Sommerfrische auf Norderney
Die Tote in der SommerfrischeAnfang des Zwanzigsten Jahrhunderts ist Norderney ein mondänes Seebad. Dort trifft sich der Adel, wohlhabendes Bürgertum und Industrielle zur Sommerfrische. Auch Viktoria Berg genießt dort einen Urlaub, ...
Anfang des Zwanzigsten Jahrhunderts ist Norderney ein mondänes Seebad. Dort trifft sich der Adel, wohlhabendes Bürgertum und Industrielle zur Sommerfrische. Auch Viktoria Berg genießt dort einen Urlaub, bevor sie eine Stelle als Lehrerin antritt. Sie hat sich erfolgreich einer Verheiratung widersetzt und möchte ein selbstbestimmtes, unabhängiges Leben führen. Bei einem Spaziergang am Strand beobachtet sie, wie ein junger Mann eine Tote aus dem Wasser birgt. Sie kannte die junge Frau, deren Mutter im Dienst ihrer Eltern stand. Christian Hinrichs, ein junger Journalist, weist Viktoria auf eine Verletzung an der Schläfe der jungen Frau hin. Doch die Polizei will davon nichts wissen. Ein Dienstmädchen, das ins Wasser geht – die gibt es nur eine Schlussfolgerung.
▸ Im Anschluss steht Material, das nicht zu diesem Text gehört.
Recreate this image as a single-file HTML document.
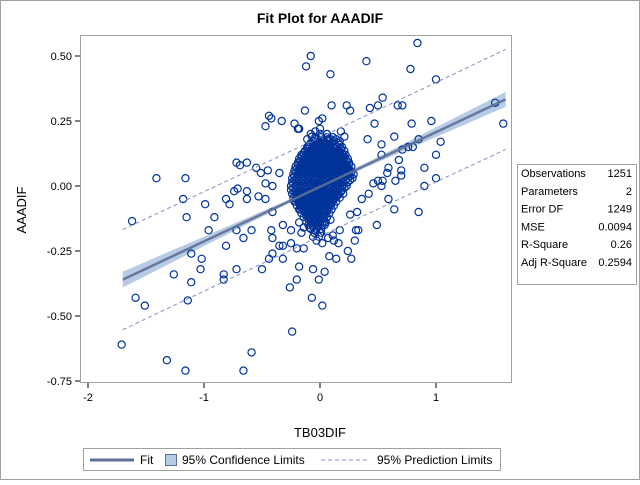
<!DOCTYPE html>
<html><head><meta charset="utf-8"><style>
body{margin:0;background:#fff;font-family:"Liberation Sans",sans-serif}
svg text{font-family:"Liberation Sans",sans-serif}
</style></head><body>
<svg id="chart" width="640" height="480" viewBox="0 0 640 480" xmlns="http://www.w3.org/2000/svg">
<rect x="0.5" y="0.5" width="639" height="479" fill="#fff" stroke="#a0a0a0"/>
<text x="320" y="23" text-anchor="middle" font-size="14" font-weight="bold" fill="#000">Fit Plot for AAADIF</text>
<g id="plot"></g>
<text x="320" y="437" text-anchor="middle" font-size="13">TB03DIF</text>
<text x="26" y="210" text-anchor="middle" font-size="13" transform="rotate(-90 26 210)">AAADIF</text>
<g font-size="11">
<rect x="517.5" y="164.5" width="119" height="120" fill="#fff" stroke="#a0a0a0"/>
<g id="stats"></g>
</g>
<g font-size="12">
<rect x="83.5" y="448.5" width="417" height="22" fill="#fff" stroke="#a0a0a0"/>
<line x1="90" y1="460" x2="134" y2="460" stroke="#5f6f95" stroke-width="3"/>
<text x="140" y="464">Fit</text>
<rect x="165.5" y="454.5" width="11" height="11" fill="#b8cbe5" stroke="#5f6f95"/>
<text x="182" y="464">95% Confidence Limits</text>
<line x1="321" y1="460" x2="369" y2="460" stroke="#8090c8" stroke-dasharray="4,3"/>
<text x="377" y="464">95% Prediction Limits</text>
</g>
</svg>
<script>
const xTicks=[-2,-1,0,1];
const yTicks=[0.5,0.25,0,-0.25,-0.5,-0.75];
const yTickLabels=["0.50","0.25","0.00","-0.25","-0.50","-0.75"];
const statLabels=["Observations","Parameters","Error DF","MSE","R-Square","Adj R-Square"];
const statValues=["1251","2","1249","0.0094","0.26","0.2594"];
const fitIntercept=-0.003;
const fitSlope=0.21;
const rootMSE=0.097;
const nObs=1251;
const sxx=116;
const xMean=0.0;
const fitRange=[-1.7,1.6];
const pointX=[-1.71,-1.62,-1.41,-1.16,-1.59,-1.51,-1.32,-1.16,-1.14,-1.26,-1.11,-1.11,-1.03,-1.02,-1.18,-1.15,-0.99,-0.91,-0.96,-0.81,-0.83,-0.83,-0.72,-0.59,-0.66,-0.50,-0.44,-0.41,-0.32,-0.26,-0.24,-0.72,-0.66,-0.59,-0.81,-0.78,-0.74,-0.71,-0.63,-0.63,-0.53,-0.47,-0.72,-0.69,-0.63,-0.55,-0.51,-0.47,-0.47,-0.44,-0.42,-0.33,-0.19,-0.42,-0.41,-0.35,-0.32,-0.25,-0.32,-0.25,-0.41,-0.45,-0.35,-0.41,
0.84,-0.08,-0.12,0.40,0.09,0.78,1.0,-0.13,0.10,0.23,0.26,0.43,0.50,0.54,0.67,0.71,1.51,1.58,0.96,0.79,1.04,1.0,0.90,1.0,0.90,0.85,0.64,0.59,0.49,0.64,0.85,0.80,0.76,0.71,0.68,0.70,0.70,0.65,0.59,0.58,0.54,0.50,0.53,0.46,0.42,0.36,0.53,0.53,0.47,0.41,0.33,0.31,0.17,0.16,0.14,0.26,0.32,0.04,-0.01,-0.06,-0.18,-0.20,-0.07,0.02,-0.18,-0.20,
0.00,0.02,-0.03,0.05,-0.06,0.08,-0.09,0.11,-0.12,0.14,-0.15,0.17,-0.18,0.20,-0.21,0.23,0.01,-0.02,0.04,-0.05,0.07,-0.08,0.10,-0.11,0.13,-0.14,0.16,-0.17,0.19,-0.20,0.22,0.03,-0.04,0.06,-0.07,0.09,-0.10,0.12,-0.13,0.15,-0.16,0.18,0.00,0.02,-0.01,0.05,-0.03,0.08,-0.06,0.11,-0.09,0.14,-0.12,0.01,-0.02,0.04,-0.05,0.07,-0.08,0.10,-0.11,0.03,-0.04,0.06,0.00,-0.01,0.02,0.09,-0.07,0.12,-0.10,0.05,-0.03,0.15,-0.14,0.18,-0.16,0.21,0.24,-0.22,0.27,-0.19,0.30,0.02,-0.06,0.08,0.13,-0.02,0.04,-0.09];
const pointY=[-0.61,-0.135,0.03,0.03,-0.43,-0.46,-0.67,-0.71,-0.44,-0.34,-0.37,-0.26,-0.32,-0.28,-0.05,-0.12,-0.07,-0.12,-0.17,-0.23,-0.34,-0.36,-0.32,-0.64,-0.71,-0.32,-0.28,-0.26,-0.28,-0.39,-0.56,-0.17,-0.20,-0.17,-0.05,-0.07,-0.02,-0.01,-0.02,-0.05,-0.04,-0.05,0.09,0.08,0.09,0.07,0.05,0.01,0.23,0.27,0.26,0.25,0.22,-0.17,-0.20,-0.23,-0.23,-0.22,-0.15,-0.17,-0.10,0.06,0.05,0.00,
0.55,0.50,0.46,0.48,0.43,0.45,0.41,0.29,0.31,0.31,0.29,0.30,0.31,0.34,0.31,0.31,0.32,0.24,0.25,0.24,0.17,0.12,0.07,0.03,0.00,-0.10,-0.09,-0.05,-0.15,0.19,0.18,0.15,0.15,0.14,0.10,0.06,0.04,0.02,0.07,0.05,0.02,0.02,0.00,0.01,-0.03,-0.05,0.16,0.12,0.24,0.18,-0.17,-0.17,-0.17,-0.22,-0.28,-0.11,-0.10,-0.33,-0.36,-0.32,-0.31,-0.36,-0.43,-0.46,0.22,-0.24,
0.00,0.05,-0.04,0.09,-0.08,0.13,-0.12,0.06,-0.10,0.15,-0.02,0.10,-0.14,0.12,-0.06,0.08,-0.18,0.17,-0.15,0.02,-0.20,0.20,-0.05,0.18,0.04,-0.16,0.06,-0.09,0.10,-0.03,0.04,0.14,0.21,-0.12,0.19,-0.13,0.15,-0.21,0.07,0.01,-0.07,0.11,0.22,-0.22,0.25,0.03,-0.11,0.00,0.16,-0.19,0.07,-0.04,0.12,-0.08,0.09,0.03,-0.13,0.18,-0.02,-0.06,-0.01,0.02,0.06,-0.03,-0.06,0.08,0.13,-0.07,-0.09,0.04,0.11,-0.14,-0.05,0.07,-0.24,0.21,-0.18,0.19,-0.25,0.24,-0.28,0.22,-0.21,0.26,-0.10,-0.27,-0.01,0.03,0.12,-0.16];
// dense core of the cloud, row by row (y value, then x values)
const clusterRowY=[0.18,0.165,0.15,0.135,0.12,0.105,0.09,0.075,0.06,0.045,0.03,0.015,0,-0.015,-0.03,-0.045,-0.06,-0.075,-0.09,-0.105,-0.12,-0.135,-0.15,-0.165,-0.18];
const clusterRowX=[
[-0.02,0.03,0.09,0.14],
[-0.08,-0.03,0.01,0.05,0.10,0.16],
[-0.11,-0.06,-0.02,0.02,0.06,0.11,0.15,0.19],
[-0.13,-0.09,-0.05,-0.01,0.03,0.07,0.12,0.16,0.21],
[-0.16,-0.12,-0.08,-0.04,0.00,0.04,0.08,0.13,0.17,0.22],
[-0.18,-0.14,-0.10,-0.06,-0.02,0.02,0.06,0.10,0.14,0.19,0.24],
[-0.19,-0.15,-0.11,-0.07,-0.03,0.01,0.05,0.09,0.13,0.17,0.21,0.25],
[-0.21,-0.17,-0.13,-0.09,-0.05,-0.01,0.03,0.07,0.11,0.15,0.19,0.23,0.27],
[-0.22,-0.18,-0.14,-0.10,-0.06,-0.02,0.02,0.06,0.10,0.14,0.18,0.22,0.26],
[-0.23,-0.19,-0.15,-0.11,-0.07,-0.03,0.01,0.05,0.09,0.13,0.17,0.21,0.25,0.29],
[-0.24,-0.20,-0.16,-0.12,-0.08,-0.04,0.00,0.04,0.08,0.12,0.16,0.20,0.24,0.28],
[-0.24,-0.20,-0.16,-0.12,-0.08,-0.04,0.00,0.04,0.08,0.12,0.16,0.20,0.24],
[-0.25,-0.21,-0.17,-0.13,-0.09,-0.05,-0.01,0.03,0.07,0.11,0.15,0.19,0.23],
[-0.25,-0.21,-0.17,-0.13,-0.09,-0.05,-0.01,0.03,0.07,0.11,0.15,0.19],
[-0.24,-0.20,-0.16,-0.12,-0.08,-0.04,0.00,0.04,0.08,0.12,0.16,0.20],
[-0.23,-0.19,-0.15,-0.11,-0.07,-0.03,0.01,0.05,0.09,0.13,0.17],
[-0.22,-0.18,-0.14,-0.10,-0.06,-0.02,0.02,0.06,0.10,0.14],
[-0.20,-0.16,-0.12,-0.08,-0.04,0.00,0.04,0.08,0.12],
[-0.18,-0.14,-0.10,-0.06,-0.02,0.02,0.06,0.10],
[-0.16,-0.12,-0.08,-0.04,0.00,0.04,0.08],
[-0.14,-0.10,-0.06,-0.02,0.02,0.06],
[-0.12,-0.08,-0.04,0.00,0.04],
[-0.10,-0.06,-0.02,0.02],
[-0.08,-0.03,0.01],
[-0.05,0.00]];
const clusterRowY2=[0.2,0.1875,0.1725,0.1575,0.1425,0.1275,0.1125,0.0975,0.0825,0.0675,0.0525,0.0375,0.0225,0.0075,-0.0075,-0.0225,-0.0375,-0.0525,-0.0675,-0.0825,-0.0975,-0.1125,-0.1275,-0.1425,-0.1575,-0.1725,-0.195,-0.21];
const clusterRowX2=[
[0.0,0.06],
[-0.04,0.01,0.06,0.11],
[-0.06,-0.01,0.03,0.07,0.12,0.17],
[-0.09,-0.04,0.00,0.04,0.08,0.13,0.17],
[-0.11,-0.07,-0.03,0.01,0.05,0.09,0.14,0.18],
[-0.14,-0.10,-0.06,-0.02,0.02,0.06,0.10,0.15,0.19],
[-0.16,-0.12,-0.08,-0.04,0.00,0.04,0.08,0.12,0.16,0.21],
[-0.17,-0.13,-0.09,-0.05,-0.01,0.03,0.07,0.11,0.15,0.19,0.23],
[-0.19,-0.15,-0.11,-0.07,-0.03,0.01,0.05,0.09,0.13,0.17,0.21,0.25],
[-0.20,-0.16,-0.12,-0.08,-0.04,0.00,0.04,0.08,0.12,0.16,0.20,0.24],
[-0.21,-0.17,-0.13,-0.09,-0.05,-0.01,0.03,0.07,0.11,0.15,0.19,0.23,0.27],
[-0.22,-0.18,-0.14,-0.10,-0.06,-0.02,0.02,0.06,0.10,0.14,0.18,0.22,0.26],
[-0.22,-0.18,-0.14,-0.10,-0.06,-0.02,0.02,0.06,0.10,0.14,0.18,0.22,0.26],
[-0.23,-0.19,-0.15,-0.11,-0.07,-0.03,0.01,0.05,0.09,0.13,0.17,0.21],
[-0.23,-0.19,-0.15,-0.11,-0.07,-0.03,0.01,0.05,0.09,0.13,0.17,0.21],
[-0.22,-0.18,-0.14,-0.10,-0.06,-0.02,0.02,0.06,0.10,0.14,0.18],
[-0.21,-0.17,-0.13,-0.09,-0.05,-0.01,0.03,0.07,0.11,0.15],
[-0.20,-0.16,-0.12,-0.08,-0.04,0.00,0.04,0.08,0.12],
[-0.18,-0.14,-0.10,-0.06,-0.02,0.02,0.06,0.10],
[-0.16,-0.12,-0.08,-0.04,0.00,0.04,0.08],
[-0.14,-0.10,-0.06,-0.02,0.02,0.06],
[-0.12,-0.08,-0.04,0.00,0.04],
[-0.10,-0.06,-0.02,0.02],
[-0.08,-0.04,0.00],
[-0.06,-0.02],
[-0.04],
[-0.06,-0.01],
[-0.03]];

const NS="http://www.w3.org/2000/svg";
const L=80,R=512,T=35,B=383;
const xs=v=>320+v*116;
const ys=v=>186-v*260;
function mk(tag,attrs,parent){const e=document.createElementNS(NS,tag);for(const k in attrs)e.setAttribute(k,attrs[k]);parent.appendChild(e);return e;}
const plot=document.getElementById('plot');
const fr=mk('rect',{x:L+0.5,y:T+0.5,width:R-L-1,height:B-T-1,fill:'#fff',stroke:'#a0a0a0'},plot);


const t975=1.962;
function fitAt(x){return fitIntercept+fitSlope*x;}
function ciHW(x){return t975*rootMSE*Math.sqrt(1/nObs+(x-xMean)*(x-xMean)/sxx);}
function piHW(x){return t975*rootMSE*Math.sqrt(1+1/nObs+(x-xMean)*(x-xMean)/sxx);}
const steps=[];for(let i=0;i<=60;i++)steps.push(fitRange[0]+(fitRange[1]-fitRange[0])*i/60);
let up=steps.map(x=>xs(x)+','+ys(fitAt(x)+ciHW(x)));
let dn=steps.slice().reverse().map(x=>xs(x)+','+ys(fitAt(x)-ciHW(x)));
const band=mk('polygon',{points:up.concat(dn).join(' '),fill:'#b8cbe5'},plot);


const pts=mk('g',{},plot);


function dot(x,y){
 const c=mk('circle',{cx:xs(x),cy:ys(y),r:3.6,fill:'none',stroke:'#003399','stroke-width':1.2},pts);
 
 
}
for(let i=0;i<pointX.length;i++)dot(pointX[i],pointY[i]);
clusterRowY.forEach((y,r)=>{clusterRowX[r].forEach(x=>dot(x,y));});
clusterRowY2.forEach((y,r)=>{clusterRowX2[r].forEach(x=>dot(x,y));});
const fit=mk('line',{x1:xs(fitRange[0]),y1:ys(fitAt(fitRange[0])),x2:xs(fitRange[1]),y2:ys(fitAt(fitRange[1])),stroke:'#5f6f95','stroke-width':2.5,'stroke-opacity':0.9},plot);


[1,-1].forEach(s=>{
 const p=mk('polyline',{points:steps.map(x=>xs(x)+','+ys(fitAt(x)+s*piHW(x))).join(' '),fill:'none',stroke:'#8090c8','stroke-dasharray':'4,3'},plot);
 
 
});
xTicks.forEach(v=>{
 mk('line',{x1:xs(v),y1:B,x2:xs(v),y2:B+5,stroke:'#000'},plot);
 const t=mk('text',{x:xs(v),y:B+18,'text-anchor':'middle','font-size':11},plot);t.textContent=String(v);
 
 
});
yTicks.forEach((v,i)=>{
 mk('line',{x1:L-5,y1:ys(v),x2:L,y2:ys(v),stroke:'#000'},plot);
 const t=mk('text',{x:L-8,y:ys(v)+4,'text-anchor':'end','font-size':11},plot);t.textContent=yTickLabels[i];
 
 
});
const st=document.getElementById('stats');
statLabels.forEach((lab,i)=>{
 const y=177+i*17.8;
 const a=mk('text',{x:521,y:y},st);a.textContent=lab;
 
 
 const b=mk('text',{x:632,y:y,'text-anchor':'end'},st);b.textContent=statValues[i];
 
 
});
</script>
</body></html>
Außerdem sollen die wohlhabenden Sommerfrischler nicht unnötig belästig werden.
So beginnen Christian und Viktoria mit eigenen Nachforschungen, die bald einiges an Ungereimtheiten zu Tage fördert und beider näher, aber auch in Gefahr bringt.
Seebad und Sommerfrische – bei diesen Worten hat man sofort Bilder im Kopf. Elegante Damen, die mit Sonnenschirm und in Begleitung von Herren in leichten Sommeranzügen und Strohhut auf der Promenade flanieren, Badekarren und Strandkörbe im Sonnenschein und leichter Brise. In dieser heiteren Atmosphäre hat Elsa Dix ihren historischen Kriminalroman angesiedelt und ihr gelingt es spielend, dieses Flair einzufangen.
Ihre Figuren sind plastisch und farbig gezeichnet, ob schnöseliger Adliger oder einflussreicher Industrieller, sie wirken absolut lebendig auf mich. Das Augenmerk liegt natürlich auf Christian und Viktoria, die beide ein wenig am Rand dieser Gesellschaft stehen. Christian, der sich aus kleinen Verhältnissen hochgearbeitet hat und Viktoria, die ganz bewusst einen anderen Lebensweg geplant hat. Bei ihnen verspürt man ein gewisses Prickeln, aber die gesellschaftlichen Hürden sind hoch.
Da von einem „ersten Fall“ die Rede ist, bin ich neugierig, wie sich das Verhältnis der Beiden in diesem Spannungsfeld entwickeln wird.
Die Autorin hat sich einen sehr spannenden Handlungsablauf ausgedacht, der den Leser lange im Unklaren über Motiv und Möglichkeiten lässt. Aber allmählich schält sich ein Verdacht heraus und die Art, wie Christian und Viktoria zu ihren Erkenntnissen kommen, lässt mich auch manchmal schmunzeln. Ganz besonders den Mut und die Tatkraft von Viktoria gefällt mir.
In diesen Krimi ist viel historisches Wissen um die Frühzeit des Badetourismus eingeflossen, ebenso wie um die gesellschaftlichen Normen dieser Zeit. Mir gefällt es gut, wenn ein kenntnisreicher Hintergrund mit einer angenehmen und locker zu lesenden Sprache vereint wird.
Ein wirklich spannender und unterhaltsamer Krimi, der mich schon neugierig auf eine eventuelle Fortsetzung macht.